───── Source data

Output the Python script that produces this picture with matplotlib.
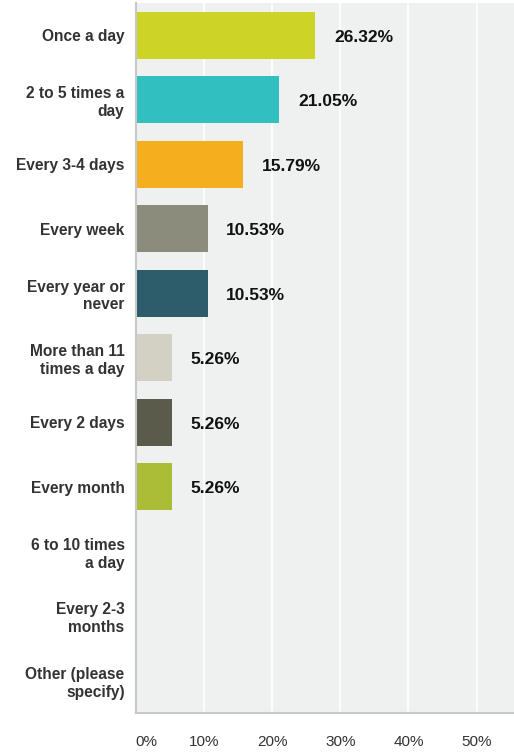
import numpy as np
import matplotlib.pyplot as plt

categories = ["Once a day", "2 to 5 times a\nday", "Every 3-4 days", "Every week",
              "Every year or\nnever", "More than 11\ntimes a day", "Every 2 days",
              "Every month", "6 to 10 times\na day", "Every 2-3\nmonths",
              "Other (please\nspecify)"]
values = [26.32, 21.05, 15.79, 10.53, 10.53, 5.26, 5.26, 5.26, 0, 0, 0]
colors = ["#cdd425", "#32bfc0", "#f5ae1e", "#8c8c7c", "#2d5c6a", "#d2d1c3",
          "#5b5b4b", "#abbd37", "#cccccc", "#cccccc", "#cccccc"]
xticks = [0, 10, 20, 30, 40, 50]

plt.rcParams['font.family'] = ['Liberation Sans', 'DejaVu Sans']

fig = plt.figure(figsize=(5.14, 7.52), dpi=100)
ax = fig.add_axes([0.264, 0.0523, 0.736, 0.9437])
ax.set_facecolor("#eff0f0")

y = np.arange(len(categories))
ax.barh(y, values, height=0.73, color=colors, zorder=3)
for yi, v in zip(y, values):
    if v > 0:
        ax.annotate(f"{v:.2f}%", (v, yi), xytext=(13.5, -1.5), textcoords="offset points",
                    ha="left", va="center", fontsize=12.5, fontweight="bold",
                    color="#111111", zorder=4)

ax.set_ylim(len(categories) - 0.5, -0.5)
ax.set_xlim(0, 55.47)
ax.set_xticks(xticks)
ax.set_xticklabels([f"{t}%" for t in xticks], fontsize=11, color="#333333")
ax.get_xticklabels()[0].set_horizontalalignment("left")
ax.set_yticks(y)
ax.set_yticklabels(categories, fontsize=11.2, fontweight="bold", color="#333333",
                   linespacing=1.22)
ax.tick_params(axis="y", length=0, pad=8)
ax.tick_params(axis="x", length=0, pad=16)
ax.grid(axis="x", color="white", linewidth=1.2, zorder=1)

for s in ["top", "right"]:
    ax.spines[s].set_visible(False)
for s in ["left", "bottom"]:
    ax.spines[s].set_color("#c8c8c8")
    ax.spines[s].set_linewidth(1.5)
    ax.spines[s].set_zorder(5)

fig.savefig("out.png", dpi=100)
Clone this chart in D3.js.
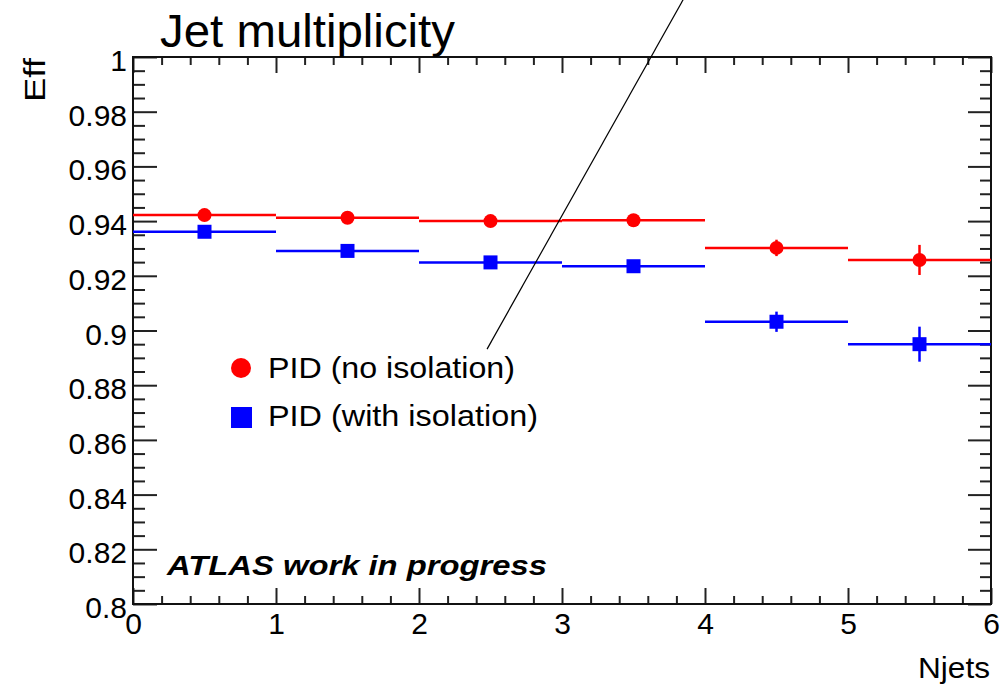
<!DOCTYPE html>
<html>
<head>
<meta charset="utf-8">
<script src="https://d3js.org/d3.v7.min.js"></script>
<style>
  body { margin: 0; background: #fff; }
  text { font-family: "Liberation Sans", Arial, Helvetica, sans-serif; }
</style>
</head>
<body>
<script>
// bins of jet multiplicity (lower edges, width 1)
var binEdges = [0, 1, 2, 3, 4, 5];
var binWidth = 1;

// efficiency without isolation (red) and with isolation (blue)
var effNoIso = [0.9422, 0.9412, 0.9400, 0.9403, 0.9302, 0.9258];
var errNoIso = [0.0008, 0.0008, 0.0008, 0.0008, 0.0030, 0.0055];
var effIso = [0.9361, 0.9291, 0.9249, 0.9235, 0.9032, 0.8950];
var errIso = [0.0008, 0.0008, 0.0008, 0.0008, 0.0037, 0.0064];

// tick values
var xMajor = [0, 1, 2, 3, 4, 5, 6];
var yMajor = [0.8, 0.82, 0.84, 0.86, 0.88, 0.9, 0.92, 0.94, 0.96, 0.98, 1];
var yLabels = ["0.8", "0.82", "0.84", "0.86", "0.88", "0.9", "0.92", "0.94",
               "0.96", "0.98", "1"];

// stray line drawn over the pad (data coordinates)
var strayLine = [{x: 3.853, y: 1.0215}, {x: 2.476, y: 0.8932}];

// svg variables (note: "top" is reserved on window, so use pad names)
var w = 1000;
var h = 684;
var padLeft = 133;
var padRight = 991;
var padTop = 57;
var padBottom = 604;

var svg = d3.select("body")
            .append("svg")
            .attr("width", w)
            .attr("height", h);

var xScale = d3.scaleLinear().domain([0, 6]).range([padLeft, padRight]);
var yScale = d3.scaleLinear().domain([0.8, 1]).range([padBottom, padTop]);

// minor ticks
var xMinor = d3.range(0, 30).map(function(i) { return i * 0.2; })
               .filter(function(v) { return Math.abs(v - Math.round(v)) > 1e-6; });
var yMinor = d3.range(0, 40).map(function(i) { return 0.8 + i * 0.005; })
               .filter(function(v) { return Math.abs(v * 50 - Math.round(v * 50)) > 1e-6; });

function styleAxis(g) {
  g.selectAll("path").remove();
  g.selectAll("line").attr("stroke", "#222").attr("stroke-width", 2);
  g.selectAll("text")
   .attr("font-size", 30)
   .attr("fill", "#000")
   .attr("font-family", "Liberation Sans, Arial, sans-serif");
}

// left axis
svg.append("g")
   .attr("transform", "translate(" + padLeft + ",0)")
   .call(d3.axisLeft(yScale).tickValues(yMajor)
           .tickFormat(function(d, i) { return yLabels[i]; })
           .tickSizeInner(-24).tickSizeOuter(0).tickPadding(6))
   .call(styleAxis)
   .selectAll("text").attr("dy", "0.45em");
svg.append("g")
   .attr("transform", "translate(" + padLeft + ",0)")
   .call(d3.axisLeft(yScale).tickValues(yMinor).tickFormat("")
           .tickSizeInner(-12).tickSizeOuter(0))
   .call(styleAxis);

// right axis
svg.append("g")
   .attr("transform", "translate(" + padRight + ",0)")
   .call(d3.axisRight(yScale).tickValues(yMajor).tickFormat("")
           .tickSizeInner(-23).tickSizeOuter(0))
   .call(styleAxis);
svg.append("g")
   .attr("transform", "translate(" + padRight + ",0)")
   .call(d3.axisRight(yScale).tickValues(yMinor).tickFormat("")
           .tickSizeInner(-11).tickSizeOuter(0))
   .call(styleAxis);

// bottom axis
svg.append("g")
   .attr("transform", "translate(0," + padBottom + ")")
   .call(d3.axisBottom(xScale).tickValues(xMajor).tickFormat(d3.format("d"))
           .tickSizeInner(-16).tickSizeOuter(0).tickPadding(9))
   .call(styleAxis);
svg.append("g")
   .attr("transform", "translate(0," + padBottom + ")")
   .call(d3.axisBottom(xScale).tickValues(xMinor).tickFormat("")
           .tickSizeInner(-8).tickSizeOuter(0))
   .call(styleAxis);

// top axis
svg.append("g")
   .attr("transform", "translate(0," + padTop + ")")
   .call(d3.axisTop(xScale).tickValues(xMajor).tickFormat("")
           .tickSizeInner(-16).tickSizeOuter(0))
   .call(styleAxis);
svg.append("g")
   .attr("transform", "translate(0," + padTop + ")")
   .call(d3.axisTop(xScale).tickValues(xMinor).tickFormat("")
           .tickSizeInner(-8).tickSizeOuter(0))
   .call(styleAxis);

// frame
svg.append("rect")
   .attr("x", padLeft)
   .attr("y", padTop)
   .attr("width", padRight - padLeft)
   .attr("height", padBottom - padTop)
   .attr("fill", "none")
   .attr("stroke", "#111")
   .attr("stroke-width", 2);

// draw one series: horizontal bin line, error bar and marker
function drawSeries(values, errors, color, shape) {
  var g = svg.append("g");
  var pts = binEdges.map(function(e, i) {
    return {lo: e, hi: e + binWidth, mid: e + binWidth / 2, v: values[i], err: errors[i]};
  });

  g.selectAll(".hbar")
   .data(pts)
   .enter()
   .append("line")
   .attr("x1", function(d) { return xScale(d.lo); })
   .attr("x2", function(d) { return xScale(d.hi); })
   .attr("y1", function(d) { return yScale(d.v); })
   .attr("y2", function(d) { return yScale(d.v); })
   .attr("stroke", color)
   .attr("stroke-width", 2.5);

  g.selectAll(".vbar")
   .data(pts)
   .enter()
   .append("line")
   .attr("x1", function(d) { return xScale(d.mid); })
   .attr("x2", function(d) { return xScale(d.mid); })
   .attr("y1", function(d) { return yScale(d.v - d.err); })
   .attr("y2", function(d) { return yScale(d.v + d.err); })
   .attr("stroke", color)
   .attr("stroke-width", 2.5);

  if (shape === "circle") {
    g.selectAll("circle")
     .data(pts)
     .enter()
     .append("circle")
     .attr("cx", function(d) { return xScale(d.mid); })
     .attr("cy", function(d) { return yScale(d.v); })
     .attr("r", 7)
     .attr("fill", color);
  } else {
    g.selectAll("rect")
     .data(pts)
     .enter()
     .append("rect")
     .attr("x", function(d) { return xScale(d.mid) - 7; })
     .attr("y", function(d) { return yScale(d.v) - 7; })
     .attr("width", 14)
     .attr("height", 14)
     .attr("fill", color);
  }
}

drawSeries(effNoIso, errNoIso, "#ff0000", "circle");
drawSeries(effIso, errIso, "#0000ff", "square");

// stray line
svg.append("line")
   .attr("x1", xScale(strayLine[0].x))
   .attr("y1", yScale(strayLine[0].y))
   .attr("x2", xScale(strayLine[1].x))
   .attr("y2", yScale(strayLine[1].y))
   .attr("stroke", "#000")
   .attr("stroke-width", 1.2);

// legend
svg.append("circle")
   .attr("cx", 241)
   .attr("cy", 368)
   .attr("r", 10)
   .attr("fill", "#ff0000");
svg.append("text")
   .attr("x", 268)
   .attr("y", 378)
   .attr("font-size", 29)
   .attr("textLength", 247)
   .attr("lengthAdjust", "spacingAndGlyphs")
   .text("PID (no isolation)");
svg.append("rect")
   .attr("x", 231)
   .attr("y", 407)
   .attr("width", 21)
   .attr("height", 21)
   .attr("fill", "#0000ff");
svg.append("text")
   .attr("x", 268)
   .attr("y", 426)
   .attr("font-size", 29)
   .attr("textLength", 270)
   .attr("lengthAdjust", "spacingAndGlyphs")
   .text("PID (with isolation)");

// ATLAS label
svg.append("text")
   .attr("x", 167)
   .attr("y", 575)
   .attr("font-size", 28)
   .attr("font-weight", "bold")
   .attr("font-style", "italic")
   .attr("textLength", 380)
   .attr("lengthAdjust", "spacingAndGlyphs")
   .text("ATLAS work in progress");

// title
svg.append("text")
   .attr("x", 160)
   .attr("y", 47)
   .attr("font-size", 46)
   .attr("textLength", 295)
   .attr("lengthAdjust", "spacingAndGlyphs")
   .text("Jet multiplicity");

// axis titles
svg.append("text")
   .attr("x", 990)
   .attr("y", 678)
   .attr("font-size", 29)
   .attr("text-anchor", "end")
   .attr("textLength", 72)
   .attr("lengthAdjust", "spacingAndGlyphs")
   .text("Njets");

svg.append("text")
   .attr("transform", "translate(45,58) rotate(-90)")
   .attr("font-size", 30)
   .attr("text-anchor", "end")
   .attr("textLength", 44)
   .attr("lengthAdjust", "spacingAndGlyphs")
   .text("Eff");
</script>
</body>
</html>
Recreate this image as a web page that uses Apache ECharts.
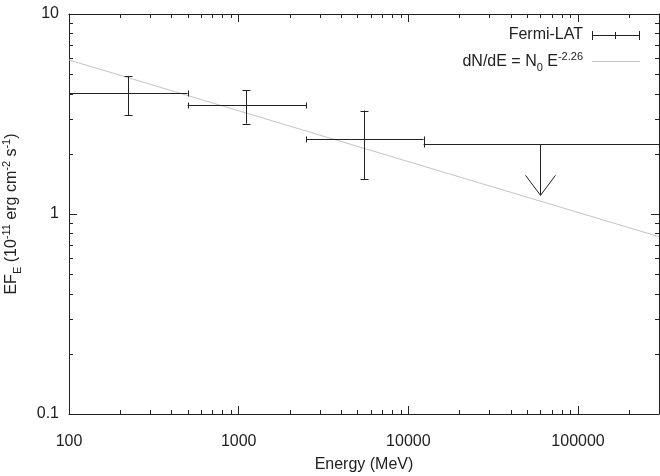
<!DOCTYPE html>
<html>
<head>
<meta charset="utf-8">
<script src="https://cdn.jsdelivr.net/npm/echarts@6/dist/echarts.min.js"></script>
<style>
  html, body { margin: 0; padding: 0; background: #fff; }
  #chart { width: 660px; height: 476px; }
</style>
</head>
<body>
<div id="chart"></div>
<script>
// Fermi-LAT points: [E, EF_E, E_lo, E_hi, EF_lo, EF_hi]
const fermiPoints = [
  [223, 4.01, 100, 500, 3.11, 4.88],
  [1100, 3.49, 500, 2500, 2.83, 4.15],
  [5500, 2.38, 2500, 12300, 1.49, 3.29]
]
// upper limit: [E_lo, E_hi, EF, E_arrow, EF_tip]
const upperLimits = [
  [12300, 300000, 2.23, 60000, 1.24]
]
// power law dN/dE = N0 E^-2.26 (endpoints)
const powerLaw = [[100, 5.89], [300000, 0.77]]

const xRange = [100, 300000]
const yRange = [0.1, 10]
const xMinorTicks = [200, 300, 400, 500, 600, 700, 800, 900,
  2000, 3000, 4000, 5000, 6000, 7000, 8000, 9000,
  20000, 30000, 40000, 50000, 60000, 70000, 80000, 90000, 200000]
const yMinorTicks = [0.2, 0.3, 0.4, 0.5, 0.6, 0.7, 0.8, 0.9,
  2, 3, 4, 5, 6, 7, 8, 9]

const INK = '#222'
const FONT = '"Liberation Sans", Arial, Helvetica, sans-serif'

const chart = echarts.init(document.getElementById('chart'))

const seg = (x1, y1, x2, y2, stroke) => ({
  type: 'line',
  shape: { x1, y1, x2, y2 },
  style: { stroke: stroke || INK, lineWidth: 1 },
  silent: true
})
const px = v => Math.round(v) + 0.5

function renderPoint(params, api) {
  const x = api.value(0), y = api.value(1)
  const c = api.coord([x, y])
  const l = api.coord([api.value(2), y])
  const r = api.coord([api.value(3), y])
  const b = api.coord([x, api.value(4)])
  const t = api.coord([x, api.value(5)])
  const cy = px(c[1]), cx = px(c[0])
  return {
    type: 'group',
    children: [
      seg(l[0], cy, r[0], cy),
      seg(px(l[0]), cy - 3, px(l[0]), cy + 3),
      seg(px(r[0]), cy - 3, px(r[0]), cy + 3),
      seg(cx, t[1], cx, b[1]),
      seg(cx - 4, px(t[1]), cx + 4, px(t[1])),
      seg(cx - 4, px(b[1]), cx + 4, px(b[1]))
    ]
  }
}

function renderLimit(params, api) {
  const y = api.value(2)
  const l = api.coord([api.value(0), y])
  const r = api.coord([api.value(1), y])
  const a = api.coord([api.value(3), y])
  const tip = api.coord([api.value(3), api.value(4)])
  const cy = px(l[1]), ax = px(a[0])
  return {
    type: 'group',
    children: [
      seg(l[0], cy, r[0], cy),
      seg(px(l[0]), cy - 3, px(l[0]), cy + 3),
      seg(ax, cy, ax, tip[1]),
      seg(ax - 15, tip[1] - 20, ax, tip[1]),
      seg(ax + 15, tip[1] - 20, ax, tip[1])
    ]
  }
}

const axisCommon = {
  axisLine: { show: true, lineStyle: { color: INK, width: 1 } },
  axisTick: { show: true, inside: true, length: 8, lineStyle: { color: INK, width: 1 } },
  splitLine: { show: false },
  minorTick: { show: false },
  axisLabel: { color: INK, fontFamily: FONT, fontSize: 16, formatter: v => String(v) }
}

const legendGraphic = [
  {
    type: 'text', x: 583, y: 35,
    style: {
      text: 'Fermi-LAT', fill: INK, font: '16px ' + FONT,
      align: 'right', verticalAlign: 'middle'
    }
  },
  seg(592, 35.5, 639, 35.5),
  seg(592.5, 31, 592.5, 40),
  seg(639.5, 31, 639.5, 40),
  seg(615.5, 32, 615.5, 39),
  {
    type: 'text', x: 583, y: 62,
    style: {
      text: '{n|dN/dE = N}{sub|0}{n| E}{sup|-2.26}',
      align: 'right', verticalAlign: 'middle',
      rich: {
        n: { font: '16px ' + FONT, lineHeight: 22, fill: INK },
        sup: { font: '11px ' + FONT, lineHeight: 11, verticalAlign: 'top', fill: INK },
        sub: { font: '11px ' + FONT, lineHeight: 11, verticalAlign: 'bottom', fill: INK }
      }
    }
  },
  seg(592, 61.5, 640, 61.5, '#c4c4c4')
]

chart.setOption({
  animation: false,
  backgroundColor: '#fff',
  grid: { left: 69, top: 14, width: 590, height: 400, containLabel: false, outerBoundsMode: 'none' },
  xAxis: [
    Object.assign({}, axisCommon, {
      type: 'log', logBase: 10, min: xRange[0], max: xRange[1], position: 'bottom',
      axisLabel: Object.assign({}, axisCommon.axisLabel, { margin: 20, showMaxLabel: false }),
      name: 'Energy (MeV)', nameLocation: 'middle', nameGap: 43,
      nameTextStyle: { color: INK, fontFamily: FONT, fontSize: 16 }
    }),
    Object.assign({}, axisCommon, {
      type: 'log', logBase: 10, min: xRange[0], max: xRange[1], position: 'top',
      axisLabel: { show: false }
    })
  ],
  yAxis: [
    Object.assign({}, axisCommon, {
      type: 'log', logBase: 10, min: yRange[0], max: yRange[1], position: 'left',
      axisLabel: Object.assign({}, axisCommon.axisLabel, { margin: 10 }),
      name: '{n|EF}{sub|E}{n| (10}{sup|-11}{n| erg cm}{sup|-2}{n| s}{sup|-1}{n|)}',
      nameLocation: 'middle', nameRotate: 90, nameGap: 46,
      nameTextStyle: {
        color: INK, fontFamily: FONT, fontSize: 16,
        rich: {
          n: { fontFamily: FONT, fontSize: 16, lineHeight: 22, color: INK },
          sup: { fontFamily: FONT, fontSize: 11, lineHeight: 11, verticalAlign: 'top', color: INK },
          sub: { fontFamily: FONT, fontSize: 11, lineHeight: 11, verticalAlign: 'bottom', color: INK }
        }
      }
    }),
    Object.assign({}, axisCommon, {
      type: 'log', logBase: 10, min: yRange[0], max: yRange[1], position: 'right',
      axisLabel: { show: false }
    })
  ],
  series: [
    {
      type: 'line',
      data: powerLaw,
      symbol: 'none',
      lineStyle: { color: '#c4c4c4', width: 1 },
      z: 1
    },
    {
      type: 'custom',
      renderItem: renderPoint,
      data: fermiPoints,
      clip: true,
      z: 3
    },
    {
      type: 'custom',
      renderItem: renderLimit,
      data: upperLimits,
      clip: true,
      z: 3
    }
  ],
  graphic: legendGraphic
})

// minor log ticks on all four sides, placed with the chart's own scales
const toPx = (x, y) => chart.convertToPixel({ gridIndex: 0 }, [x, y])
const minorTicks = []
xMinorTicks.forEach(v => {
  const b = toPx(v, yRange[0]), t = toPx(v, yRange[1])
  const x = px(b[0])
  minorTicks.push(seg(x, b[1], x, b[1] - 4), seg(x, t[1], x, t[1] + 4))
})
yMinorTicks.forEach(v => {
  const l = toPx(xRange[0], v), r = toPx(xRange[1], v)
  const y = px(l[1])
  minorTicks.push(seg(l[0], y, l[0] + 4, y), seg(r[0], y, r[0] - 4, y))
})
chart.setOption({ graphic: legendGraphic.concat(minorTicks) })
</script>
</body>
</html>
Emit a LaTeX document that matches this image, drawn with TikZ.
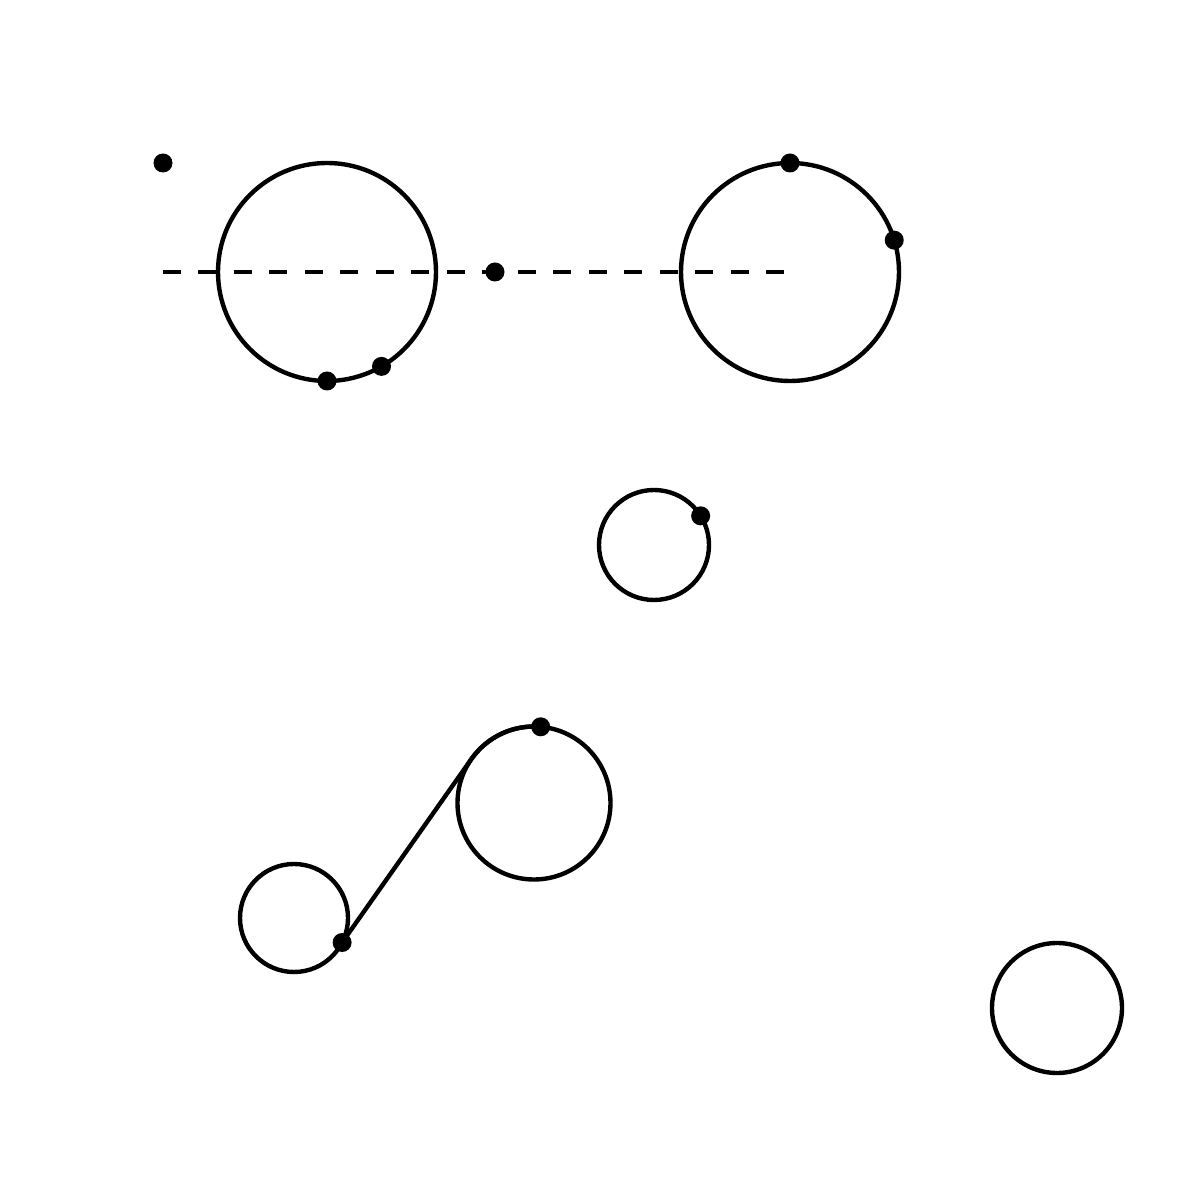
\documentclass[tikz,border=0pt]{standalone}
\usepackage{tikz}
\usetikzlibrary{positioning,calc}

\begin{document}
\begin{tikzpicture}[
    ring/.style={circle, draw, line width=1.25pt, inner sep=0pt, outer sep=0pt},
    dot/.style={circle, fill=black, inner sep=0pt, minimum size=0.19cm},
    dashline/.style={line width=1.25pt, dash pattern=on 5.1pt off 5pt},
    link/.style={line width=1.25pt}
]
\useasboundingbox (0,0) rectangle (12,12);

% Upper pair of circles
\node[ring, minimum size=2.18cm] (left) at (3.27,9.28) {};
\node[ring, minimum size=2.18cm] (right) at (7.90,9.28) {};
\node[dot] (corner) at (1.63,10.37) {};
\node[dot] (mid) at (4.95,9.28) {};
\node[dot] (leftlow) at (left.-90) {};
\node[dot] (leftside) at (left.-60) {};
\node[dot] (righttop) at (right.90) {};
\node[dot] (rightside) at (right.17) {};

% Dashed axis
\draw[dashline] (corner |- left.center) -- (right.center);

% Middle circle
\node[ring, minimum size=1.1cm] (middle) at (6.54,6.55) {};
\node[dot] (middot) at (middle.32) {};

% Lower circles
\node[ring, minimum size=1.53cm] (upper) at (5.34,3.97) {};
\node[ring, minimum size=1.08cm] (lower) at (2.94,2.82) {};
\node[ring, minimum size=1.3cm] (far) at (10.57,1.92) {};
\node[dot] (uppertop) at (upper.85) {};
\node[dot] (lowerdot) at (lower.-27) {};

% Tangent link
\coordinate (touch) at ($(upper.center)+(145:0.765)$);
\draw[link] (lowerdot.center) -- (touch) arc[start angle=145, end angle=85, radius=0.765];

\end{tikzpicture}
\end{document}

──────────

**Written request**
Set down, without pictures, the lines between the line holding "Clone this chart in D3.js." and the line holding "return Math.abs(v *", both inclusive.

**Written answer**
Clone this chart in D3.js.
<!DOCTYPE html>
<html>
<head>
<meta charset="utf-8">
<script src="https://d3js.org/d3.v7.min.js"></script>
<style>
  body { margin: 0; background: #fff; }
  text { font-family: "Liberation Sans", Arial, Helvetica, sans-serif; }
</style>
</head>
<body>
<script>
// bins of jet multiplicity (lower edges, width 1)
var binEdges = [0, 1, 2, 3, 4, 5];
var binWidth = 1;

// efficiency without isolation (red) and with isolation (blue)
var effNoIso = [0.9422, 0.9412, 0.9400, 0.9403, 0.9302, 0.9258];
var errNoIso = [0.0008, 0.0008, 0.0008, 0.0008, 0.0030, 0.0055];
var effIso = [0.9361, 0.9291, 0.9249, 0.9235, 0.9032, 0.8950];
var errIso = [0.0008, 0.0008, 0.0008, 0.0008, 0.0037, 0.0064];

// tick values
var xMajor = [0, 1, 2, 3, 4, 5, 6];
var yMajor = [0.8, 0.82, 0.84, 0.86, 0.88, 0.9, 0.92, 0.94, 0.96, 0.98, 1];
var yLabels = ["0.8", "0.82", "0.84", "0.86", "0.88", "0.9", "0.92", "0.94",
               "0.96", "0.98", "1"];

// stray line drawn over the pad (data coordinates)
var strayLine = [{x: 3.853, y: 1.0215}, {x: 2.476, y: 0.8932}];

// svg variables (note: "top" is reserved on window, so use pad names)
var w = 1000;
var h = 684;
var padLeft = 133;
var padRight = 991;
var padTop = 57;
var padBottom = 604;

var svg = d3.select("body")
            .append("svg")
            .attr("width", w)
            .attr("height", h);

var xScale = d3.scaleLinear().domain([0, 6]).range([padLeft, padRight]);
var yScale = d3.scaleLinear().domain([0.8, 1]).range([padBottom, padTop]);

// minor ticks
var xMinor = d3.range(0, 30).map(function(i) { return i * 0.2; })
               .filter(function(v) { return Math.abs(v - Math.round(v)) > 1e-6; });
var yMinor = d3.range(0, 40).map(function(i) { return 0.8 + i * 0.005; })
               .filter(function(v) { return Math.abs(v * 50 - Math.round(v * 50)) > 1e-6; });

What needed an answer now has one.